Preview: Dolphins look to playoff hopes alive as rivalry with Bills resumes
The Bills (4-7) have won two games in a row to stoke enthusiasm about their long-term outlook with rookie quarterback Josh Allen, while the Dolphins (5-6) have lost two straight and six of eight to sour their season.
Both teams will likely be playoff spectators, as usual, but there will be a stark contrast in moods when the longtime rivals square off Sunday.
Here are things to know about the 109th game between the Bills and Dolphins, and the first of two meetings in December:
The Bills have a shot at only their second three-game winning streak since September 2011. They’ve gained more than 300 yards in each of the past two games after failing to do so in the first six. And they finished strong last week, scoring twice in the fourth quarter to beat Jacksonville 24-21.
That made the Bills 2-1 in one-score games. They beat Tennessee 13-12 in Week 5.
“One of the things that you always want to check off year to year, especially when you first get into the transition of taking over, is that you develop the mindset to win close games,” second-year Bills coach Sean McDermott said. “You saw the Tennessee game, you saw this past week’s game, and we’re there as far as that goes. That’s a mindset that’s easier said than done.”
Just ask the Dolphins, who blew a double-digit fourth-quarter lead to lose for the second time this season last week at Indianapolis.
“We gave it away,” running back Frank Gore said. “We should have won that game.”
To keep their faint playoff hopes alive, the Dolphins need to beat the Bills twice, and then some.
“For us to control our destiny, we have to win out,” running back Kenyan Drake said.
The matchup of sub-.500 teams may lack luster, but Bills defensive tackle Jordan Phillips said he’s fired up about it. Released by the Dolphins during Week 5, he said the move to Buffalo turned around his career, and he’s eager to settle old scores against Miami.
“If you watch me play, I don’t hold anything back,” Phillips said. “I’m an emotional guy, and whatever happens happens. I’m not going to get any flags or anything like that, but I’m going to show my emotions.”
Phillips will need to get on the field first. In seven games with Buffalo he has played 163 snaps.
The Dolphins are braced for the 6-foot-5 Allen as a multi-purpose threat after he set a Bills record by rushing for 99 yards against Jacksonville.
“He had a run on a draw where he stiff-arms a defensive end, makes one of the DBs miss and then runs through one of the linebackers, all in 14 yards,” Miami coach Adam Gase said. “That athletic ability just surprises people because of his size.”

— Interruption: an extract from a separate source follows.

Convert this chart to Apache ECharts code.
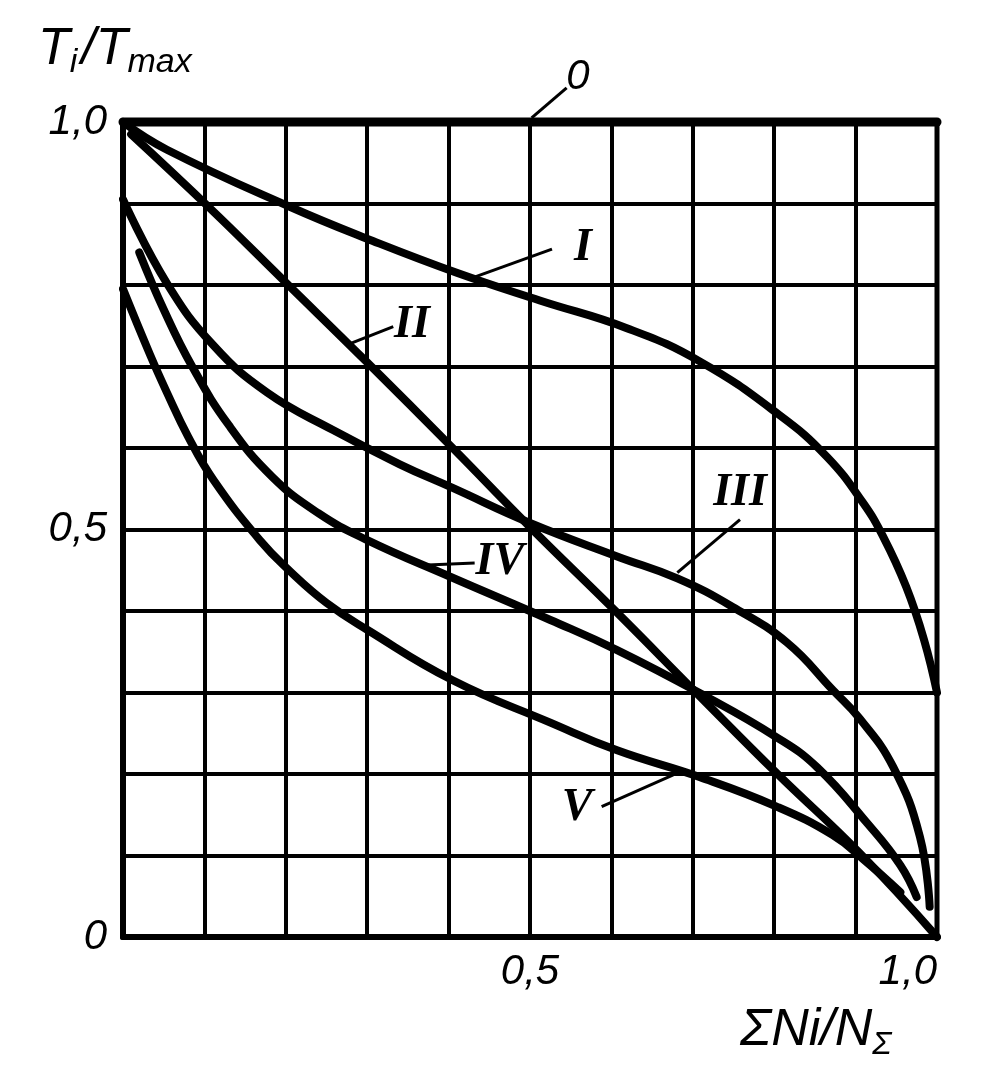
<!DOCTYPE html>
<html><head><meta charset="utf-8">
<script src="https://cdn.jsdelivr.net/npm/echarts@6/dist/echarts.min.js"></script>
<style>html,body{margin:0;padding:0;background:#fff}#c{width:984px;height:1087px}</style>
</head><body><div id="c"></div>
<script>
// tick labels shown (others are grid lines only)
const xTickLabels = {0.5: '0,5', 1: '1,0'};
const yTickLabels = {0: '0', 0.5: '0,5', 1: '1,0'};
// curves: [ΣNi/NΣ, Ti/Tmax]
const curve0 = [[0, 1.0], [1.0, 1.0]];
const curveI = [[0, 1.0], [0.054, 0.966], [0.205, 0.896], [0.307, 0.854], [0.41, 0.815], [0.512, 0.781], [0.619, 0.747], [0.709, 0.706], [0.807, 0.640], [0.865, 0.589], [0.909, 0.533], [0.934, 0.491], [0.962, 0.43], [0.984, 0.365], [1.0, 0.30]];
const curveII = [[0.01, 0.985], [0.107, 0.894], [0.201, 0.802], [0.3, 0.705], [0.405, 0.6], [0.5, 0.503], [0.607, 0.398], [0.705, 0.299], [0.803, 0.201], [0.905, 0.103], [1.0, 0.0]];
const curveIII = [[0, 0.905], [0.054, 0.802], [0.111, 0.726], [0.177, 0.668], [0.258, 0.622], [0.34, 0.580], [0.405, 0.551], [0.5, 0.508], [0.607, 0.467], [0.681, 0.440], [0.749, 0.405], [0.816, 0.361], [0.872, 0.303], [0.905, 0.268], [0.946, 0.209], [0.979, 0.123], [0.991, 0.037]];
const curveIV = [[0.02, 0.84], [0.05, 0.77], [0.085, 0.70], [0.13, 0.628], [0.183, 0.565], [0.24, 0.52], [0.3, 0.487], [0.402, 0.442], [0.525, 0.389], [0.607, 0.352], [0.709, 0.299], [0.803, 0.245], [0.853, 0.208], [0.914, 0.14], [0.955, 0.088], [0.975, 0.049]];
const curveV = [[0, 0.795], [0.033, 0.715], [0.054, 0.668], [0.08, 0.614], [0.111, 0.561], [0.168, 0.487], [0.205, 0.449], [0.25, 0.41], [0.3, 0.377], [0.405, 0.315], [0.525, 0.263], [0.607, 0.229], [0.709, 0.196], [0.803, 0.16], [0.872, 0.125], [0.91, 0.095], [0.955, 0.055]];
// curve labels and leader lines (data coords)
const curveNames = ['0', 'I', 'II', 'III', 'IV', 'V'];
const labelPos = [[0.559, 1.055], [0.565, 0.845], [0.355, 0.751], [0.758, 0.545], [0.463, 0.46], [0.558, 0.158]];
const leaders = [
  [[0.502, 1.005], [0.545, 1.042]],
  [[0.43, 0.809], [0.527, 0.844]],
  [[0.279, 0.728], [0.332, 0.749]],
  [[0.681, 0.447], [0.758, 0.512]],
  [[0.367, 0.456], [0.432, 0.459]],
  [[0.588, 0.16], [0.676, 0.199]]
];

const chart = echarts.init(document.getElementById('c'), null, {renderer: 'canvas'});
const makeFmt = tbl => v => {
  for (const k in tbl) { if (Math.abs(v - Number(k)) < 1e-6) return tbl[k]; }
  return '';
};
const curveSeries = (data, w) => ({
  type: 'line', data: data, smooth: 0.45, showSymbol: false, symbol: 'none', clip: false,
  lineStyle: {color: '#000', width: w, cap: 'round', join: 'round'}, z: 5, silent: true
});
const sansItalic = {fontFamily: 'Liberation Sans', fontStyle: 'italic', color: '#000'};
const romanLabel = {color: '#000', fontFamily: 'Liberation Serif', fontStyle: 'italic', fontWeight: 'bold', fontSize: 46, textBorderWidth: 0, opacity: 1};
const zeroLabel = {color: '#000', fontFamily: 'Liberation Sans', fontStyle: 'italic', fontWeight: 'normal', fontSize: 42, textBorderWidth: 0, opacity: 1};
chart.setOption({
  animation: false,
  backgroundColor: '#fff',
  grid: {left: 123, top: 122, width: 814, height: 815, show: true, borderColor: '#000', borderWidth: 5, backgroundColor: 'transparent'},
  xAxis: {
    type: 'value', min: 0, max: 1, interval: 0.1,
    axisLine: {show: true, lineStyle: {color: '#000', width: 6}},
    axisTick: {show: false},
    splitLine: {show: true, lineStyle: {color: '#000', width: 4}},
    axisLabel: Object.assign({formatter: makeFmt(xTickLabels), fontSize: 42, margin: 14, alignMaxLabel: 'right'}, sansItalic)
  },
  yAxis: {
    type: 'value', min: 0, max: 1, interval: 0.1,
    axisLine: {show: true, lineStyle: {color: '#000', width: 6}},
    axisTick: {show: false},
    splitLine: {show: true, lineStyle: {color: '#000', width: 4}},
    axisLabel: Object.assign({formatter: makeFmt(yTickLabels), fontSize: 42, margin: 16}, sansItalic)
  },
  graphic: [
    {type: 'text', left: 38, top: 24, z: 10, style: {
      text: '{a|T}{s|i}{a|/T}{s|max}',
      rich: {
        a: Object.assign({fontSize: 52, lineHeight: 60, verticalAlign: 'middle'}, sansItalic),
        s: Object.assign({fontSize: 34, lineHeight: 34, verticalAlign: 'bottom', padding: [0, 4, 0, 0]}, sansItalic)
      }
    }},
    {type: 'text', left: 740, top: 1005, z: 10, style: {
      text: '{a|ΣNi/N}{s|Σ}',
      rich: {
        a: Object.assign({fontSize: 52, lineHeight: 60, verticalAlign: 'middle'}, sansItalic),
        s: Object.assign({fontSize: 32, lineHeight: 30, verticalAlign: 'bottom'}, sansItalic)
      }
    }}
  ],
  series: [
    curveSeries(curve0, 9),
    curveSeries(curveI, 8),
    curveSeries(curveII, 8),
    curveSeries(curveIII, 8),
    curveSeries(curveIV, 8),
    curveSeries(curveV, 8),
    {
      type: 'lines', coordinateSystem: 'cartesian2d', clip: false, z: 6, silent: true,
      lineStyle: {color: '#000', width: 3, opacity: 1},
      data: leaders.map(c => ({coords: c}))
    },
    {
      type: 'scatter', symbolSize: 0, clip: false, z: 7, silent: true,
      itemStyle: {color: '#000'},
      data: labelPos.map((p, i) => ({value: p, name: curveNames[i],
        label: Object.assign({show: true, position: 'inside', formatter: curveNames[i]}, i === 0 ? zeroLabel : romanLabel)})),
      label: Object.assign({show: true, position: 'inside'}, romanLabel),
      labelLayout: {hideOverlap: false}
    }
  ]
});
</script>
</body></html>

Allen’s counterpart, 30-year-old Ryan Tannehill, said he couldn’t offer any recollections regarding the challenges he faced as a rookie quarterback.
“That was so long ago, I feel like I’m 90 compared to my rookie year,” Tannehill said with a laugh.
A knack for takeaways has been the Dolphins’ strength. They rank second in the NFL with 17 interceptions, and cornerback Xavien Howard is tied for second in the league with five. Howard has nine interceptions in his past 16 games, the most of any player over that stretch.
“If he can get his hands on it, he’s catching it,” Gase said. “That’s really the part you don’t see a ton with corners.”
Miami’s Leonte Carroo will likely see significant playing time because of injuries to the receiving corps. Carroo, who began the season on the practice squad, said he received almost 300 congratulatory text messages after making a 74-yard touchdown catch against Indianapolis.
“It was a long wait for family and friends and college buddies to see me go out there and make a play,” Carroo said. “A lot of people back home and just everywhere showed me a lot of love.”